■ TASK BRIEF ■
Scan the following material for the string "page" and copy each line in which it appears.
## begin EXERCISE MATERIAL
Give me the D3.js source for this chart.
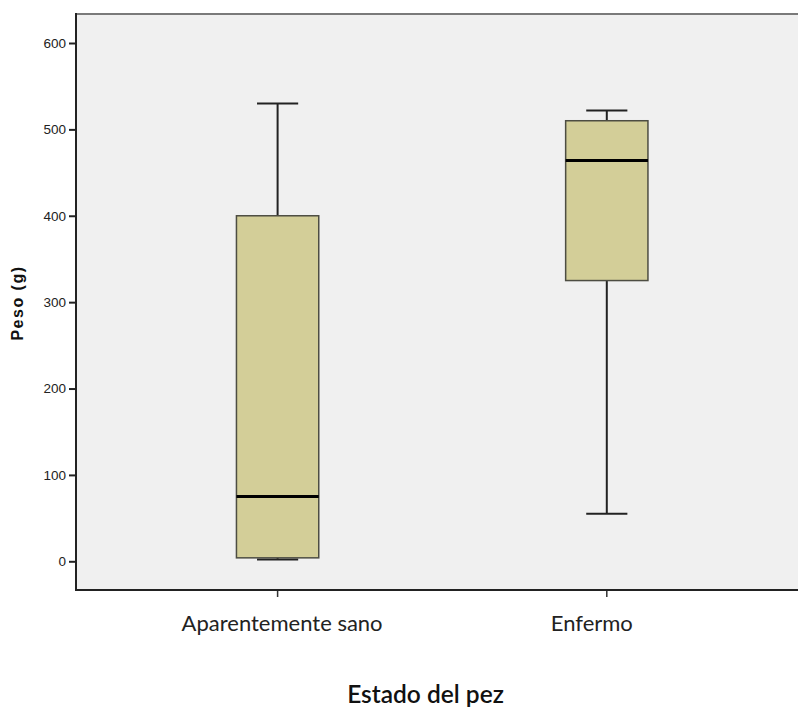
<!DOCTYPE html>
<html>
<head>
<meta charset="utf-8">
<script src="https://cdn.jsdelivr.net/npm/d3@7"></script>
<style>
  html, body { margin: 0; padding: 0; background: #ffffff; }
  svg { display: block; }
</style>
</head>
<body>
<svg id="chart" width="798" height="711"></svg>
<script>
// Box plot summaries of fish weight by health status
const categories = ["Aparentemente sano", "Enfermo"];
const whiskerLow = [2, 55];
const q1 = [4, 325];
const median = [75, 464];
const q3 = [400, 510];
const whiskerHigh = [530, 522];
const yTicks = [0, 100, 200, 300, 400, 500, 600];

const svg = d3.select("#chart");
const plot = { left: 76, top: 14, right: 800, bottom: 590 };

const y = d3.scaleLinear().domain([0, 600]).range([561.3, 43]);
const x = d3.scaleBand().domain(categories).range([113, 771.4]).paddingInner(0).paddingOuter(0);
const boxW = x.bandwidth() * 0.25;
const capW = boxW * 0.5;
// horizontal nudge of each category label relative to its tick
const labelShift = { "Aparentemente sano": 4.5, "Enfermo": -15 };

// plot background
svg.append("rect")
  .attr("x", plot.left).attr("y", plot.top)
  .attr("width", plot.right - plot.left).attr("height", plot.bottom - plot.top)
  .attr("fill", "#f0f0f0");

// top frame line
svg.append("line")
  .attr("x1", plot.left).attr("x2", plot.right)
  .attr("y1", plot.top).attr("y2", plot.top)
  .attr("stroke", "#7a7a7a").attr("stroke-width", 2);

// y axis
const yAxis = d3.axisLeft(y).tickValues(yTicks).tickSize(7).tickPadding(3).tickFormat(d3.format("d"));
const gy = svg.append("g").attr("transform", `translate(${plot.left},0)`).call(yAxis);
gy.select(".domain").remove();
gy.selectAll(".tick line").attr("stroke", "#222").attr("stroke-width", 2);
gy.selectAll(".tick text")
  .attr("font-family", "'Liberation Sans', Arial, sans-serif")
  .attr("font-size", 13.5).attr("fill", "#222");
svg.append("line")
  .attr("x1", plot.left).attr("x2", plot.left)
  .attr("y1", plot.top - 1).attr("y2", plot.bottom + 1)
  .attr("stroke", "#222").attr("stroke-width", 2);

// x axis
const xAxis = d3.axisBottom(x).tickSize(7);
const gx = svg.append("g").attr("transform", `translate(0,${plot.bottom})`).call(xAxis);
gx.select(".domain").remove();
gx.selectAll(".tick line").attr("stroke", "#333").attr("stroke-width", 1.5);
gx.selectAll(".tick text")
  .attr("y", 41).attr("dy", 0)
  .attr("dx", d => labelShift[d])
  .attr("font-family", "Lato, 'Open Sans', sans-serif")
  .attr("font-size", 22).attr("fill", "#222");
svg.append("line")
  .attr("x1", plot.left - 1).attr("x2", plot.right)
  .attr("y1", plot.bottom).attr("y2", plot.bottom)
  .attr("stroke", "#222").attr("stroke-width", 2);

// boxes
const data = categories.map((c, i) => ({
  c, lo: whiskerLow[i], q1: q1[i], med: median[i], q3: q3[i], hi: whiskerHigh[i]
}));
const g = svg.append("g").selectAll("g").data(data).join("g")
  .attr("transform", d => `translate(${x(d.c) + x.bandwidth() / 2},0)`);

// whisker stems
g.append("line").attr("x1", 0).attr("x2", 0)
  .attr("y1", d => y(d.hi)).attr("y2", d => y(d.q3))
  .attr("stroke", "#222").attr("stroke-width", 2);
g.append("line").attr("x1", 0).attr("x2", 0)
  .attr("y1", d => y(d.q1)).attr("y2", d => y(d.lo))
  .attr("stroke", "#222").attr("stroke-width", 2);
// caps
g.append("line").attr("x1", -capW / 2).attr("x2", capW / 2)
  .attr("y1", d => y(d.hi)).attr("y2", d => y(d.hi))
  .attr("stroke", "#222").attr("stroke-width", 2);
g.append("line").attr("x1", -capW / 2).attr("x2", capW / 2)
  .attr("y1", d => y(d.lo)).attr("y2", d => y(d.lo))
  .attr("stroke", "#222").attr("stroke-width", 2);
// box
g.append("rect")
  .attr("x", -boxW / 2).attr("width", boxW)
  .attr("y", d => y(d.q3)).attr("height", d => y(d.q1) - y(d.q3))
  .attr("fill", "#d3ce98").attr("stroke", "#4d4d42").attr("stroke-width", 1.5);
// median
g.append("line").attr("x1", -boxW / 2).attr("x2", boxW / 2)
  .attr("y1", d => y(d.med)).attr("y2", d => y(d.med))
  .attr("stroke", "#000").attr("stroke-width", 3);

// axis titles
svg.append("text")
  .attr("transform", "translate(23,303) rotate(-90)")
  .attr("text-anchor", "middle")
  .attr("font-family", "'Liberation Sans', Arial, sans-serif")
  .attr("font-weight", "bold").attr("font-size", 16).attr("letter-spacing", 1.5)
  .attr("fill", "#111")
  .text("Peso (g)");

svg.append("text")
  .attr("x", 425.5).attr("y", 703)
  .attr("text-anchor", "middle")
  .attr("font-family", "Lato, 'Open Sans', sans-serif")
  .attr("font-weight", 600).attr("font-size", 24.5).attr("fill", "#111")
  .text("Estado del pez");
</script>
</body>
</html>
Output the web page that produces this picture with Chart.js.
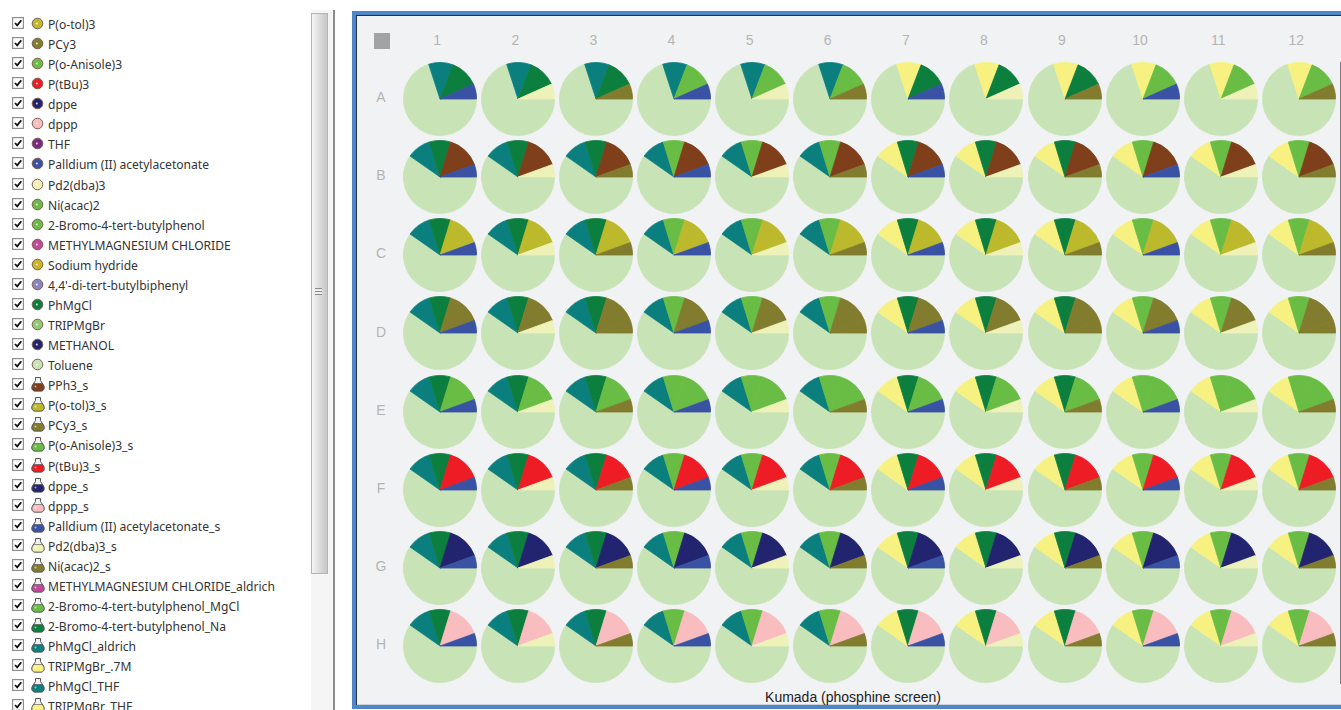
<!DOCTYPE html>
<html>
<head>
<meta charset="utf-8">
<title>Kumada (phosphine screen)</title>
<script src="https://cdn.jsdelivr.net/npm/chart.js@4/dist/chart.umd.min.js"></script>
<style>
    html, body { margin: 0; padding: 0; background: #fff; overflow: hidden; }
    #page { position: relative; width: 1341px; height: 710px; overflow: hidden; font-family: "Noto Sans", sans-serif; }

    /* Left reagent list */
    .item { position: absolute; left: 12px; height: 20px; width: 295px; white-space: nowrap; }
    .item svg { position: absolute; }
    .item span { position: absolute; left: 36px; top: 1px; font-size: 12.1px; line-height: 18px; color: #333; }
    #scrollThumb { position: absolute; left: 311px; top: 13px; width: 15px; height: 559px; border: 1px solid #b4b4b4;
                   background: linear-gradient(90deg, #f4f4f4, #dcdcdc 50%, #c6c6c6); }
    #scrollTrack { position: absolute; left: 311px; top: 10px; width: 22px; height: 700px; background: #f5f5f5; }
    #divider { position: absolute; left: 333px; top: 10px; width: 2px; height: 700px; background: #8c8c8c; }
    #grip { position: absolute; left: 315px; top: 288px; width: 7px; height: 7px;
            background: repeating-linear-gradient(180deg, #8a8a8a 0 1px, #eee 1px 3px); }

    /* Plate frame */
    #frame { position: absolute; left: 352px; top: 11px; width: 1000px; height: 698px; box-sizing: border-box;
             border: 4px solid #4f87c6; background: #f1f2f3; box-shadow: inset 1px 1px 0 #24303c, inset 0 -1px 0 #c9d3de; }
    #edge { position: absolute; left: 1340px; top: 62px; width: 1px; height: 622px; background: #808080; }
    #corner { position: absolute; left: 374px; top: 33px; width: 16px; height: 16px; background: #a3a3a3; }
    .well { position: absolute; width: 74px; height: 74px; }
    .colLabel, .rowLabel { position: absolute; font-family: "Liberation Sans", sans-serif; font-size: 14px; color: #b4b4b4;
                           text-align: center; width: 30px; height: 16px; line-height: 16px; }
    #plateTitle { position: absolute; left: 653px; top: 689px; width: 400px; text-align: center;
                  font-family: "Liberation Sans", sans-serif; font-size: 14px; line-height: 16px; color: #222; }
</style>
</head>
<body>
<div id="page">
    <div id="scrollTrack"></div>
    <div id="scrollThumb"></div>
    <div id="grip"></div>
    <div id="divider"></div>
    <div id="frame"></div>
    <div id="edge"></div>
    <div id="corner"></div>
    <div id="plateTitle">Kumada (phosphine screen)</div>
</div>

<script>
// Plate axes
const rowLabels = ['A', 'B', 'C', 'D', 'E', 'F', 'G', 'H'];
const colLabels = ['1', '2', '3', '4', '5', '6', '7', '8', '9', '10', '11', '12'];

// Slice sizes per plate row (degrees of the pie)
const tolueneByRow  = [252, 215, 215, 215, 215, 215, 215, 215];
const grignardByRow = [39, 38, 38, 38, 38, 38, 38, 38];
const arylByRow     = [45, 34, 34, 34, 34, 34, 34, 34];
const ligandByRow   = [0, 53, 53, 53, 53, 53, 53, 53];
const metalByRow    = [24, 20, 20, 20, 20, 20, 20, 20];

// Slice colours
const tolueneColor = '#c8e3b6';
const grignardByCol = ['#0b7f7e', '#0b7f7e', '#0b7f7e', '#0b7f7e', '#0b7f7e', '#0b7f7e',
                       '#f7f181', '#f7f181', '#f7f181', '#f7f181', '#f7f181', '#f7f181'];
const arylByCol = ['#0c7f3f', '#0c7f3f', '#0c7f3f', '#69bd45', '#69bd45', '#69bd45',
                   '#0c7f3f', '#0c7f3f', '#0c7f3f', '#69bd45', '#69bd45', '#69bd45'];
const metalByCol = ['#3952a3', '#eef2b8', '#817c2e', '#3952a3', '#eef2b8', '#817c2e',
                    '#3952a3', '#eef2b8', '#817c2e', '#3952a3', '#eef2b8', '#817c2e'];
const ligandColorByRow = ['#7e3f1a', '#7e3f1a', '#bdb92c', '#817c2e', '#69bd45', '#ee1c25', '#23246f', '#f9bdbf'];

// Left hand reagent list
const listNames = ['P(o-tol)3', 'PCy3', 'P(o-Anisole)3', 'P(tBu)3', 'dppe', 'dppp', 'THF',
    'Palldium (II) acetylacetonate', 'Pd2(dba)3', 'Ni(acac)2', '2-Bromo-4-tert-butylphenol',
    'METHYLMAGNESIUM CHLORIDE', 'Sodium hydride', "4,4'-di-tert-butylbiphenyl", 'PhMgCl', 'TRIPMgBr',
    'METHANOL', 'Toluene', 'PPh3_s', 'P(o-tol)3_s', 'PCy3_s', 'P(o-Anisole)3_s', 'P(tBu)3_s', 'dppe_s',
    'dppp_s', 'Palldium (II) acetylacetonate_s', 'Pd2(dba)3_s', 'Ni(acac)2_s',
    'METHYLMAGNESIUM CHLORIDE_aldrich', '2-Bromo-4-tert-butylphenol_MgCl', '2-Bromo-4-tert-butylphenol_Na',
    'PhMgCl_aldrich', 'TRIPMgBr_.7M', 'PhMgCl_THF', 'TRIPMgBr_THF'];
const listColors = ['#bdb92c', '#817c2e', '#69bd45', '#ee1c25', '#23246f', '#f9bdbf', '#7b2a86',
    '#3952a3', '#eef2b8', '#69bd45', '#69bd45', '#c0489b', '#c9b526', '#8a86c4', '#0c7f3f', '#8fc970',
    '#23246f', '#c8e3b6', '#7e3f1a', '#bdb92c', '#817c2e', '#69bd45', '#ee1c25', '#23246f', '#f9bdbf',
    '#3952a3', '#eef2b8', '#817c2e', '#c0489b', '#69bd45', '#0c7f3f', '#0b7f7e', '#f7f181', '#0b7f7e', '#f7f181'];
const firstFlaskIndex = 18;

const page = document.getElementById('page');

function addLabel(className, text, x, y) {
    const el = document.createElement('div');
    el.className = className;
    el.textContent = text;
    el.style.left = (x - 15) + 'px';
    el.style.top = (y - 8) + 'px';
    page.appendChild(el);
}

function reagentIcon(color, isFlask) {
    if (isFlask) {
        return `<svg style="left:19px;top:0" width="14" height="16" viewBox="0 0 14 16">
            <path d="M4.500 1.500h5v3l3 4.500c1.500 3 .5 6-2.500 6h-6c-3 0-4-3-2.500-6l3-4.500z" fill="#f2f2f2" stroke="#555" stroke-width="1"/>
            <path d="M3 7.500h8l1.500 2c1.200 2.600 0 5.500-2.500 5.500h-6c-2.500 0-3.700-2.900-2.500-5.500z" fill="${color}" stroke="#4a4a4a" stroke-width=".6"/>
            <circle cx="4.500" cy="10.500" r="1" fill="#fff" opacity=".6"/></svg>`;
    }
    return `<svg style="left:19px;top:2px" width="13" height="13" viewBox="0 0 13 13">
        <circle cx="6.500" cy="6.500" r="5.300" fill="${color}" stroke="#7a5a4a" stroke-width="1"/>
        <circle cx="5.800" cy="6.500" r="1" fill="#fff" opacity=".85"/></svg>`;
}

// Build the reagent list
listNames.forEach((name, i) => {
    const item = document.createElement('div');
    item.className = 'item';
    item.style.top = (15 + i * 20.07) + 'px';
    item.innerHTML = `<svg style="left:0;top:2px" width="12" height="12" viewBox="0 0 12 12">
            <rect x=".6" y=".6" width="10.800" height="10.800" fill="#fff" stroke="#8e8f8f" stroke-width="1.200"/>
            <path d="M3 6l2.200 2.300L9.300 3.300" fill="none" stroke="#111" stroke-width="1.800"/></svg>`
        + reagentIcon(listColors[i], i >= firstFlaskIndex)
        + `<span>${name}</span>`;
    page.appendChild(item);
});

// Plate labels
const firstColX = 439.2, colStep = 78.1;
const firstRowY = 98.2, rowStep = 78.2;
colLabels.forEach((label, c) => addLabel('colLabel', label, firstColX - 2 + c * colStep, 40));
rowLabels.forEach((label, r) => addLabel('rowLabel', label, 381, firstRowY - 1 + r * 78.1));

// One pie per well, drawn clockwise from 3 o'clock
rowLabels.forEach((rowLabel, r) => {
    colLabels.forEach((colLabel, c) => {
        const canvas = document.createElement('canvas');
        canvas.className = 'well';
        canvas.width = 74;
        canvas.height = 74;
        canvas.style.left = Math.round(firstColX + c * colStep - 36.5) + 'px';
        canvas.style.top = Math.round(firstRowY + r * rowStep - 36.5) + 'px';
        page.appendChild(canvas);

        const sliceColors = [tolueneColor, grignardByCol[c], arylByCol[c], ligandColorByRow[r], metalByCol[c]];
        new Chart(canvas.getContext('2d'), {
            type: 'pie',
            data: {
                labels: ['Toluene', 'Grignard', 'Aryl', 'Ligand', 'Metal'],
                datasets: [{
                    data: [tolueneByRow[r], grignardByRow[r], arylByRow[r], ligandByRow[r], metalByRow[r]],
                    backgroundColor: sliceColors,
                    borderColor: sliceColors,   // same colour, hides the seam between equal slices
                    borderWidth: 0.8
                }]
            },
            options: {
                responsive: false,
                animation: false,
                devicePixelRatio: 1,
                rotation: 90,
                layout: { padding: 0 },
                plugins: { legend: { display: false }, tooltip: { enabled: false } }
            }
        });
    });
});
</script>
</body>
</html>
## end EXERCISE MATERIAL
■ SOLUTION BELOW ■
Output the web page that produces this picture with Chart.js.
    #page { position: relative; width: 1341px; height: 710px; overflow: hidden; font-family: "Noto Sans", sans-serif; }
<div id="page">
const page = document.getElementById('page');
    page.appendChild(el);
    page.appendChild(item);
        page.appendChild(canvas);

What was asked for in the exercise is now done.